Abmahnungen sind ein wichtiges Instrument, um fairen Wettbewerb im Online-Handel sicherzustellen. Sie ermöglichen es Unternehmen, Rechtsverstöße von Mitbewerbern außergerichtlich zu rügen und beseitigen zu lassen. Doch leider gibt es auch die Schattenseite: den Abmahnmissbrauch. Dabei werden Abmahnungen nicht aus ehrlichem Wettbewerbsinteresse versendet, sondern aus sachfremden Motiven – oft, um Gebühren zu generieren oder Mitbewerber zu schikanieren. Seit Inkrafttreten des “Gesetzes zur Stärkung des fairen Wettbewerbs” im Dezember 2020 gibt es jedoch verbesserte Möglichkeiten, sich gegen solche unseriösen Praktiken zu wehren. Dieser Blogbeitrag beleuchtet die Mechanismen des Abmahnmissbrauchs, zeigt, woran man ihn erkennt und welche Reaktionen rechtlich möglich sind.
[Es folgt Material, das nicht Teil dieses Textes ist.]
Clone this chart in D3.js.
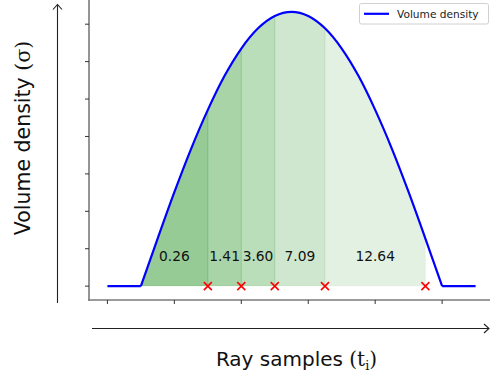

Abmahnung vs. Abmahnmissbrauch: Eine klare Trennlinie
Grundsätzlich ist eine Abmahnung ein nützliches Werkzeug. Sie dient dazu, Verstöße gegen Gesetze wie das Gesetz gegen den unlauteren Wettbewerb (UWG), Markenrechte oder Urheberrechte außergerichtlich zu klären. Ziel ist es, den Abgemahnten zur Unterlassung des rechtswidrigen Verhaltens aufzufordern und eventuell entstandene Schäden zu ersetzen.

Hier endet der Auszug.